▶ TO DO
Give every line again exactly as it appears, please, but not the pictures.

-- Start RECORD EXTRACTS --

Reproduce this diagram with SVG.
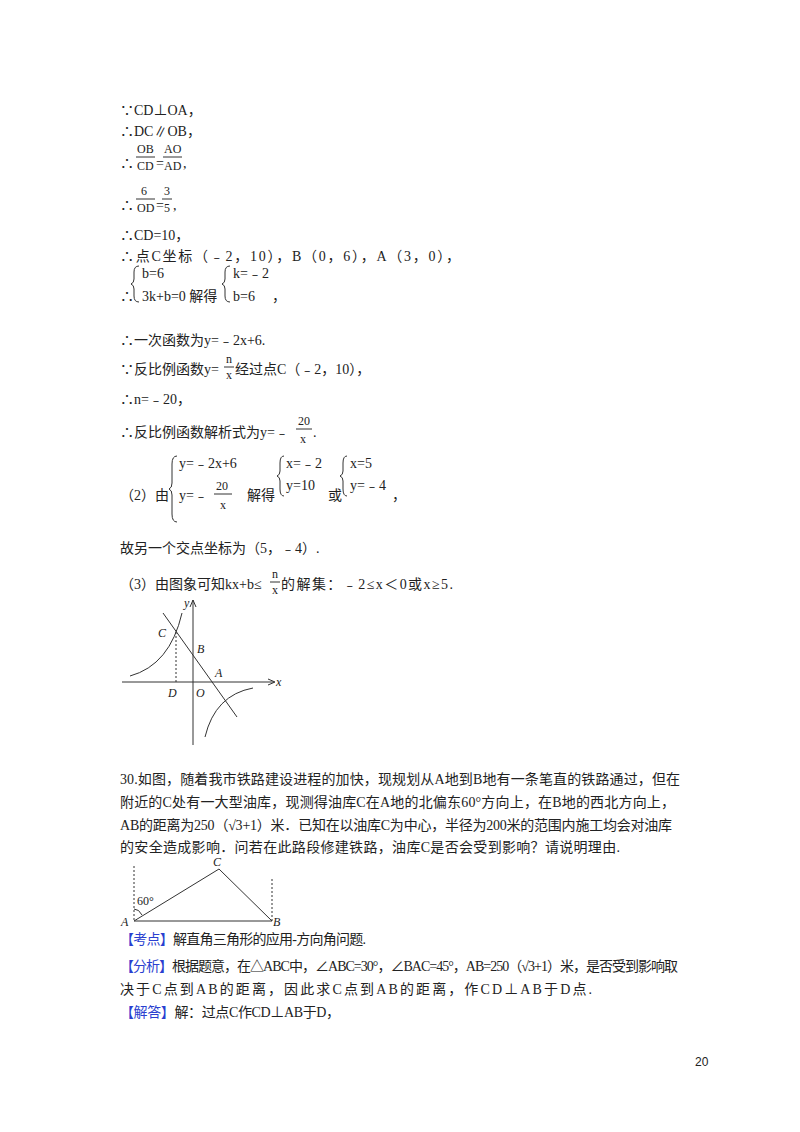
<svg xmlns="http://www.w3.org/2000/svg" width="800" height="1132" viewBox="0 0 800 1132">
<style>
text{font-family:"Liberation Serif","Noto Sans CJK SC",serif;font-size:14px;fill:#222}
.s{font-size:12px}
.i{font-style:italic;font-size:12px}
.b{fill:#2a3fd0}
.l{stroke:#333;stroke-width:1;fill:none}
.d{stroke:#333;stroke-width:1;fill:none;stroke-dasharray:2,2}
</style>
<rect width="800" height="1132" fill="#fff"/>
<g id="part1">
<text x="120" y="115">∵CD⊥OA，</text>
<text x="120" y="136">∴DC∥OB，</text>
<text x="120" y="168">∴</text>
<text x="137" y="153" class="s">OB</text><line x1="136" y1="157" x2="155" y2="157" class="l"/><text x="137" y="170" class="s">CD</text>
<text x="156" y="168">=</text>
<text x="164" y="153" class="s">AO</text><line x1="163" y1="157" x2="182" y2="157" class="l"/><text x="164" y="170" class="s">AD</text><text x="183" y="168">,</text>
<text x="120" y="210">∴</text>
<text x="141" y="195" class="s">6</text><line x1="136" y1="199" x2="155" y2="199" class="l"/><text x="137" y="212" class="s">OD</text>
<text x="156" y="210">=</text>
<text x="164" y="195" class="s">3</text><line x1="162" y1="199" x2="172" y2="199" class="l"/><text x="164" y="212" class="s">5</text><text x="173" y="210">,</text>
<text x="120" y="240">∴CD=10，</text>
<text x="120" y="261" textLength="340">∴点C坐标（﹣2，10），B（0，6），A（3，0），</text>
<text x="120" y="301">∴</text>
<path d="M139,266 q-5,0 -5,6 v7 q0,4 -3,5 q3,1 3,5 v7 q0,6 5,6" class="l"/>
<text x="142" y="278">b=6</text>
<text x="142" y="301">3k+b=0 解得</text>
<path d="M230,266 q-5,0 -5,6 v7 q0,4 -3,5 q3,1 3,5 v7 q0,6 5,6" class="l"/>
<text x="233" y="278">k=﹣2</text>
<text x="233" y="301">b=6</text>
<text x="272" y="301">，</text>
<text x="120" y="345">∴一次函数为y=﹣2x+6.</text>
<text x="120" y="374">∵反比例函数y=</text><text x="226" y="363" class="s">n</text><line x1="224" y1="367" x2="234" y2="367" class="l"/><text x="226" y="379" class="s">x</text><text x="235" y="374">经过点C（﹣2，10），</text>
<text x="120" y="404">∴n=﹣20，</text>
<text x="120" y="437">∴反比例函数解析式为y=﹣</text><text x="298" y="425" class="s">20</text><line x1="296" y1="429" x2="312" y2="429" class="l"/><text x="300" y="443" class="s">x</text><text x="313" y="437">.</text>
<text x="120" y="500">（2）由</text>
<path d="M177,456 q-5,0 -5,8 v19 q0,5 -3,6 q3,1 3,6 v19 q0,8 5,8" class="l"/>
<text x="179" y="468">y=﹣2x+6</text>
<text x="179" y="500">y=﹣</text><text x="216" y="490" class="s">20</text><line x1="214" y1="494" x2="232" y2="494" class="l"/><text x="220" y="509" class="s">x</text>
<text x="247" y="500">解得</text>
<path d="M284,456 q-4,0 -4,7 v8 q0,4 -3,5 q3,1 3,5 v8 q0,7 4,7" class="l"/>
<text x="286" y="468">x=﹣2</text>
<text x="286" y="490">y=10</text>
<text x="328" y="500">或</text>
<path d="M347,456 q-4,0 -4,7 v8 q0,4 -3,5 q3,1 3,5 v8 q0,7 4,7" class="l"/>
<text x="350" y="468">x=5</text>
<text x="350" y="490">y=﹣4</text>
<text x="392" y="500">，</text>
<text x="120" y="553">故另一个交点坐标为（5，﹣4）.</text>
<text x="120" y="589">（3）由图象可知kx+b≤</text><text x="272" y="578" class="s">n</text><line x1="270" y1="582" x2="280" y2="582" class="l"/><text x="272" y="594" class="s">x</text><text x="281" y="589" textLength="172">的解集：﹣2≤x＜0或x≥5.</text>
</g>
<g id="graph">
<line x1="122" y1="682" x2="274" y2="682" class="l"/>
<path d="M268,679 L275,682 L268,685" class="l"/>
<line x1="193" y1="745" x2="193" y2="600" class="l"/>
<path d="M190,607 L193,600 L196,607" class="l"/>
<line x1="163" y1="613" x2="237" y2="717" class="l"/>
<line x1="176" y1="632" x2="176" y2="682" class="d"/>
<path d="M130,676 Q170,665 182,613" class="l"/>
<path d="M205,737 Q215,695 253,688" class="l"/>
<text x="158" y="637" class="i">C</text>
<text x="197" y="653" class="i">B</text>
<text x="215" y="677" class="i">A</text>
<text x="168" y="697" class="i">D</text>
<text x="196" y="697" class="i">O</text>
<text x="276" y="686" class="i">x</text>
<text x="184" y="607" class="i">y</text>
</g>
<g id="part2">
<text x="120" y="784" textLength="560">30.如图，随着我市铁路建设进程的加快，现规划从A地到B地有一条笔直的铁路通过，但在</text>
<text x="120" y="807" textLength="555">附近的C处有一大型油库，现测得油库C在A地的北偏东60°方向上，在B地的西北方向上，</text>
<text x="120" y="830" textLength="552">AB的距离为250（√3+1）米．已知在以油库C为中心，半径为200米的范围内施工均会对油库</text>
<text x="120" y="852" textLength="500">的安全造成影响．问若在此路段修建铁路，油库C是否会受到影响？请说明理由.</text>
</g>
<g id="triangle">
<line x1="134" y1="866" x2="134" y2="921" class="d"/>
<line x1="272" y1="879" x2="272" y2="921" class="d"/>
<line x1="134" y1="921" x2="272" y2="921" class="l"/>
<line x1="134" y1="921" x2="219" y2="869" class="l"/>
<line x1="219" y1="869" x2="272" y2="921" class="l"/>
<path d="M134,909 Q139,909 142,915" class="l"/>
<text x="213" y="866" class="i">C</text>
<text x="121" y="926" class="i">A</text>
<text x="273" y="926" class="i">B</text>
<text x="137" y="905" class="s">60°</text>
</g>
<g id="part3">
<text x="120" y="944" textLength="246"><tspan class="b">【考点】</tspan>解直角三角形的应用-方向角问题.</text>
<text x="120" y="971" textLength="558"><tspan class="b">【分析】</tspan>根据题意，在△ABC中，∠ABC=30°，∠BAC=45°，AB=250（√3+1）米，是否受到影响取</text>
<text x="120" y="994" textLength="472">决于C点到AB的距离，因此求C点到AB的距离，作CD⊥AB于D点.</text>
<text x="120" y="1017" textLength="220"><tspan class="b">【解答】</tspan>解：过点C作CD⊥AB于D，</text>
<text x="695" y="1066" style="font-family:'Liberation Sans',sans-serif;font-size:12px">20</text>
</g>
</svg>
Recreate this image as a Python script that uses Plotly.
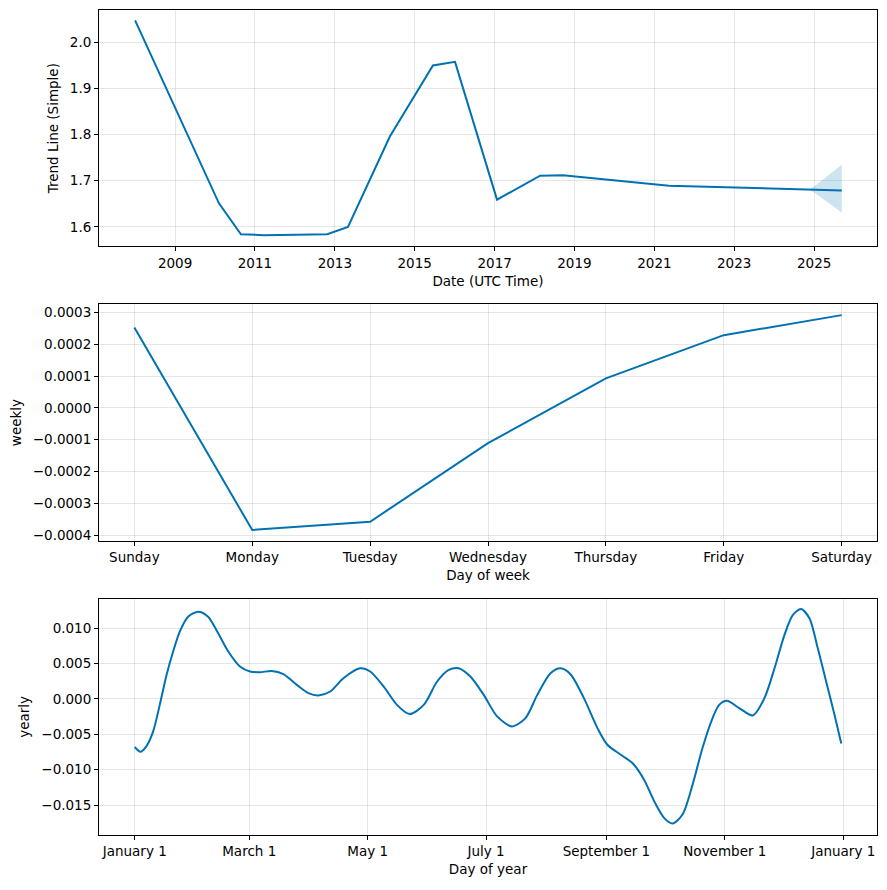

-- End RECORD EXTRACTS --

▶ ANSWER TO THIS PROBLEM
Reproduce this diagram with SVG.
<svg xmlns="http://www.w3.org/2000/svg" width="800" height="1132" viewBox="0 0 800 1132">
<style>
text{font-family:"Liberation Serif","Noto Sans CJK SC",serif;font-size:14px;fill:#222}
.s{font-size:12px}
.i{font-style:italic;font-size:12px}
.b{fill:#2a3fd0}
.l{stroke:#333;stroke-width:1;fill:none}
.d{stroke:#333;stroke-width:1;fill:none;stroke-dasharray:2,2}
</style>
<rect width="800" height="1132" fill="#fff"/>
<g id="part1">
<text x="120" y="115">∵CD⊥OA，</text>
<text x="120" y="136">∴DC∥OB，</text>
<text x="120" y="168">∴</text>
<text x="137" y="153" class="s">OB</text><line x1="136" y1="157" x2="155" y2="157" class="l"/><text x="137" y="170" class="s">CD</text>
<text x="156" y="168">=</text>
<text x="164" y="153" class="s">AO</text><line x1="163" y1="157" x2="182" y2="157" class="l"/><text x="164" y="170" class="s">AD</text><text x="183" y="168">,</text>
<text x="120" y="210">∴</text>
<text x="141" y="195" class="s">6</text><line x1="136" y1="199" x2="155" y2="199" class="l"/><text x="137" y="212" class="s">OD</text>
<text x="156" y="210">=</text>
<text x="164" y="195" class="s">3</text><line x1="162" y1="199" x2="172" y2="199" class="l"/><text x="164" y="212" class="s">5</text><text x="173" y="210">,</text>
<text x="120" y="240">∴CD=10，</text>
<text x="120" y="261" textLength="340">∴点C坐标（﹣2，10），B（0，6），A（3，0），</text>
<text x="120" y="301">∴</text>
<path d="M139,266 q-5,0 -5,6 v7 q0,4 -3,5 q3,1 3,5 v7 q0,6 5,6" class="l"/>
<text x="142" y="278">b=6</text>
<text x="142" y="301">3k+b=0 解得</text>
<path d="M230,266 q-5,0 -5,6 v7 q0,4 -3,5 q3,1 3,5 v7 q0,6 5,6" class="l"/>
<text x="233" y="278">k=﹣2</text>
<text x="233" y="301">b=6</text>
<text x="272" y="301">，</text>
<text x="120" y="345">∴一次函数为y=﹣2x+6.</text>
<text x="120" y="374">∵反比例函数y=</text><text x="226" y="363" class="s">n</text><line x1="224" y1="367" x2="234" y2="367" class="l"/><text x="226" y="379" class="s">x</text><text x="235" y="374">经过点C（﹣2，10），</text>
<text x="120" y="404">∴n=﹣20，</text>
<text x="120" y="437">∴反比例函数解析式为y=﹣</text><text x="298" y="425" class="s">20</text><line x1="296" y1="429" x2="312" y2="429" class="l"/><text x="300" y="443" class="s">x</text><text x="313" y="437">.</text>
<text x="120" y="500">（2）由</text>
<path d="M177,456 q-5,0 -5,8 v19 q0,5 -3,6 q3,1 3,6 v19 q0,8 5,8" class="l"/>
<text x="179" y="468">y=﹣2x+6</text>
<text x="179" y="500">y=﹣</text><text x="216" y="490" class="s">20</text><line x1="214" y1="494" x2="232" y2="494" class="l"/><text x="220" y="509" class="s">x</text>
<text x="247" y="500">解得</text>
<path d="M284,456 q-4,0 -4,7 v8 q0,4 -3,5 q3,1 3,5 v8 q0,7 4,7" class="l"/>
<text x="286" y="468">x=﹣2</text>
<text x="286" y="490">y=10</text>
<text x="328" y="500">或</text>
<path d="M347,456 q-4,0 -4,7 v8 q0,4 -3,5 q3,1 3,5 v8 q0,7 4,7" class="l"/>
<text x="350" y="468">x=5</text>
<text x="350" y="490">y=﹣4</text>
<text x="392" y="500">，</text>
<text x="120" y="553">故另一个交点坐标为（5，﹣4）.</text>
<text x="120" y="589">（3）由图象可知kx+b≤</text><text x="272" y="578" class="s">n</text><line x1="270" y1="582" x2="280" y2="582" class="l"/><text x="272" y="594" class="s">x</text><text x="281" y="589" textLength="172">的解集：﹣2≤x＜0或x≥5.</text>
</g>
<g id="graph">
<line x1="122" y1="682" x2="274" y2="682" class="l"/>
<path d="M268,679 L275,682 L268,685" class="l"/>
<line x1="193" y1="745" x2="193" y2="600" class="l"/>
<path d="M190,607 L193,600 L196,607" class="l"/>
<line x1="163" y1="613" x2="237" y2="717" class="l"/>
<line x1="176" y1="632" x2="176" y2="682" class="d"/>
<path d="M130,676 Q170,665 182,613" class="l"/>
<path d="M205,737 Q215,695 253,688" class="l"/>
<text x="158" y="637" class="i">C</text>
<text x="197" y="653" class="i">B</text>
<text x="215" y="677" class="i">A</text>
<text x="168" y="697" class="i">D</text>
<text x="196" y="697" class="i">O</text>
<text x="276" y="686" class="i">x</text>
<text x="184" y="607" class="i">y</text>
</g>
<g id="part2">
<text x="120" y="784" textLength="560">30.如图，随着我市铁路建设进程的加快，现规划从A地到B地有一条笔直的铁路通过，但在</text>
<text x="120" y="807" textLength="555">附近的C处有一大型油库，现测得油库C在A地的北偏东60°方向上，在B地的西北方向上，</text>
<text x="120" y="830" textLength="552">AB的距离为250（√3+1）米．已知在以油库C为中心，半径为200米的范围内施工均会对油库</text>
<text x="120" y="852" textLength="500">的安全造成影响．问若在此路段修建铁路，油库C是否会受到影响？请说明理由.</text>
</g>
<g id="triangle">
<line x1="134" y1="866" x2="134" y2="921" class="d"/>
<line x1="272" y1="879" x2="272" y2="921" class="d"/>
<line x1="134" y1="921" x2="272" y2="921" class="l"/>
<line x1="134" y1="921" x2="219" y2="869" class="l"/>
<line x1="219" y1="869" x2="272" y2="921" class="l"/>
<path d="M134,909 Q139,909 142,915" class="l"/>
<text x="213" y="866" class="i">C</text>
<text x="121" y="926" class="i">A</text>
<text x="273" y="926" class="i">B</text>
<text x="137" y="905" class="s">60°</text>
</g>
<g id="part3">
<text x="120" y="944" textLength="246"><tspan class="b">【考点】</tspan>解直角三角形的应用-方向角问题.</text>
<text x="120" y="971" textLength="558"><tspan class="b">【分析】</tspan>根据题意，在△ABC中，∠ABC=30°，∠BAC=45°，AB=250（√3+1）米，是否受到影响取</text>
<text x="120" y="994" textLength="472">决于C点到AB的距离，因此求C点到AB的距离，作CD⊥AB于D点.</text>
<text x="120" y="1017" textLength="220"><tspan class="b">【解答】</tspan>解：过点C作CD⊥AB于D，</text>
<text x="695" y="1066" style="font-family:'Liberation Sans',sans-serif;font-size:12px">20</text>
</g>
</svg>
Recreate this image as a Python script that uses Plotly.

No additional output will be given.